Fourth, what are the milestones for this specific project? If the project is such that your estimate might go up to a few months, what are some weekly/fortnightly milestones you can create to keep your manager updated and in the loop?

See, usually, we use the word 'milestones' in the context of progress or achievement.

But here, I want you to treat milestones as markers of impending failure to hit the deadline — as failure is a more probable outcome, at least with large projects with many dependencies.

You don't want to give your manager a 3-month estimate and go at the end of month 3 to tell them you will need another 3 months. If you fail the first milestone at the end of week 1, both you and your manager will know that things are not going according to plan, so you can solve bottlenecks and plan for contingencies in advance. The same applies to all other milestones before project completion.

But if you have a single 3-month deadline with no intermediate milestones or progress gradations, the general human tendency is to procrastinate till the final week.

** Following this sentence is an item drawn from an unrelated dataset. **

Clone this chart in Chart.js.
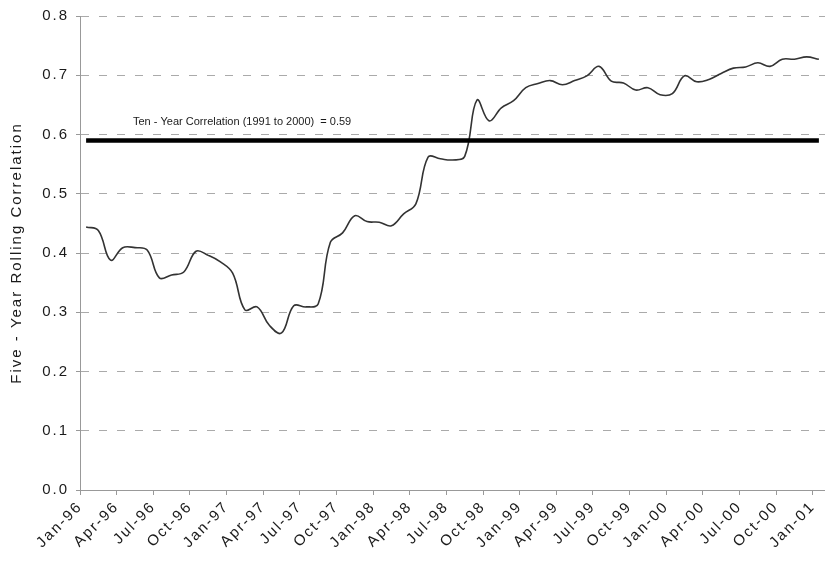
<!DOCTYPE html>
<html>
<head>
<meta charset="utf-8">
<script src="https://cdn.jsdelivr.net/npm/chart.js@4"></script>
<style>
  html, body { margin: 0; padding: 0; background: #fff; }
  #wrap { width: 825px; height: 563px; }
</style>
</head>
<body>
<div id="wrap"><canvas id="corrChart" width="825" height="563"></canvas></div>
<script>
// Months Jan-96 .. Jan-01
const monthNames = ['Jan', 'Feb', 'Mar', 'Apr', 'May', 'Jun', 'Jul', 'Aug', 'Sep', 'Oct', 'Nov', 'Dec'];
const yearNames = ['96', '97', '98', '99', '00', '01'];
const categories = [];
yearNames.forEach(y => monthNames.forEach(m => categories.push(m + '-' + y)));
categories.length = 61;

// Five-year rolling correlation
const rolling = [
  0.444, 0.438, 0.388, 0.409, 0.409, 0.405, 0.358, 0.363, 0.368, 0.403, 0.396, 0.385,
  0.366, 0.304, 0.309, 0.278, 0.265, 0.311, 0.309, 0.314, 0.418, 0.434, 0.463, 0.453,
  0.452, 0.446, 0.466, 0.483, 0.562, 0.559, 0.557, 0.563, 0.658, 0.623, 0.645, 0.657,
  0.679, 0.686, 0.691, 0.684, 0.691, 0.699, 0.715, 0.690, 0.687, 0.675, 0.679, 0.667,
  0.669, 0.699, 0.689, 0.693, 0.703, 0.712, 0.714, 0.721, 0.715, 0.727, 0.727, 0.731,
  0.727
];

const tenYearValue = 0.59;
const tenYearLine = categories.map(() => tenYearValue);
const tenYearText = 'Ten - Year Correlation (1991 to 2000)  = 0.59';

const yTickValues = [0, 0.1, 0.2, 0.3, 0.4, 0.5, 0.6, 0.7, 0.8];

const fontFamily = '"Liberation Sans", Arial, Helvetica, sans-serif';
const textColor = '#1a1a1a';

// axis text in the picture is drawn wide, so space the letters out a bit
const wideText = {
  id: 'wideText',
  beforeUpdate(chart) { chart.ctx.letterSpacing = '2px'; },
  beforeDraw(chart) { chart.ctx.letterSpacing = '2px'; }
};

// label above the ten-year line
const tenYearLabel = {
  id: 'tenYearLabel',
  afterDatasetsDraw(chart) {
    const ctx = chart.ctx;
    const y = chart.scales.y.getPixelForValue(tenYearValue) - 15;
    ctx.save();
    ctx.letterSpacing = '0px';
    ctx.font = '11px ' + fontFamily;
    ctx.fillStyle = textColor;
    ctx.textAlign = 'left';
    ctx.textBaseline = 'alphabetic';
    ctx.fillText(tenYearText, chart.chartArea.left + 53, y);
    ctx.restore();
  }
};

new Chart(document.getElementById('corrChart'), {
  type: 'line',
  data: {
    labels: categories,
    datasets: [
      {
        data: tenYearLine,
        borderColor: '#000',
        borderWidth: 4.5,
        pointRadius: 0,
        tension: 0,
        order: 1
      },
      {
        data: rolling,
        borderColor: '#333',
        borderWidth: 1.6,
        pointRadius: 0,
        tension: 0.4,
        order: 2
      }
    ]
  },
  options: {
    responsive: false,
    animation: false,
    layout: { padding: { top: 15, right: 0, left: 0, bottom: 0 } },
    plugins: {
      legend: { display: false },
      tooltip: { enabled: false }
    },
    scales: {
      x: {
        offset: true,
        grid: {
          offset: true,
          drawOnChartArea: false,
          tickLength: 5,
          tickWidth: 1,
          tickColor: c => c.index % 3 === 0 ? '#999' : 'rgba(0,0,0,0)'
        },
        border: { display: true, color: '#999', width: 1 },
        ticks: {
          autoSkip: false,
          minRotation: 45,
          maxRotation: 45,
          labelOffset: -6,
          padding: 3,
          color: textColor,
          font: { family: fontFamily, size: 15 },
          callback: (v, i) => i % 3 === 0 ? categories[i] : ''
        },
        afterFit: s => { s.height = 73; s.paddingLeft = 0; s.paddingRight = 0; }
      },
      y: {
        min: 0,
        max: 0.8,
        afterBuildTicks: s => { s.ticks = yTickValues.map(v => ({ value: v })); },
        grid: {
          color: '#aaa',
          lineWidth: 1,
          tickLength: 4,
          tickColor: '#999'
        },
        border: { display: true, color: '#999', width: 1, dash: [8, 10] },
        ticks: {
          padding: 7,
          color: textColor,
          font: { family: fontFamily, size: 15 },
          callback: v => v.toFixed(1)
        },
        title: {
          display: true,
          text: 'Five - Year Rolling Correlation',
          color: textColor,
          font: { family: fontFamily, size: 15 },
          padding: { top: 8, bottom: 0 }
        },
        afterFit: s => { s.width = 80; }
      }
    }
  },
  plugins: [wideText, tenYearLabel]
});
</script>
</body>
</html>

This is why the most important question when estimating is “Why do you want to know?”

Any attempt to give an estimate in the absence of that is meaningless. If you hit the deadline by working overtime (because you sensed a lot of urgency from your manager) but realize that nothing consequential would have happened even if you missed it, you will stop taking deadlines seriously.

And if you fail to meet the deadline and suddenly your manager reveals to you the severity of this error, once again, it's needless conflict you could have easily avoided by communicating better with your manager and trying to understand the context around the task.

An estimate must take into account both the size of the task, and your uncertainty around that size, and how you combine those two depends entirely on what problem you’re trying to solve, what are the dependencies, and what are the opportunity costs of both success and failure.

The last one is probably the most important question that needs to be answered before you choose to give an estimate.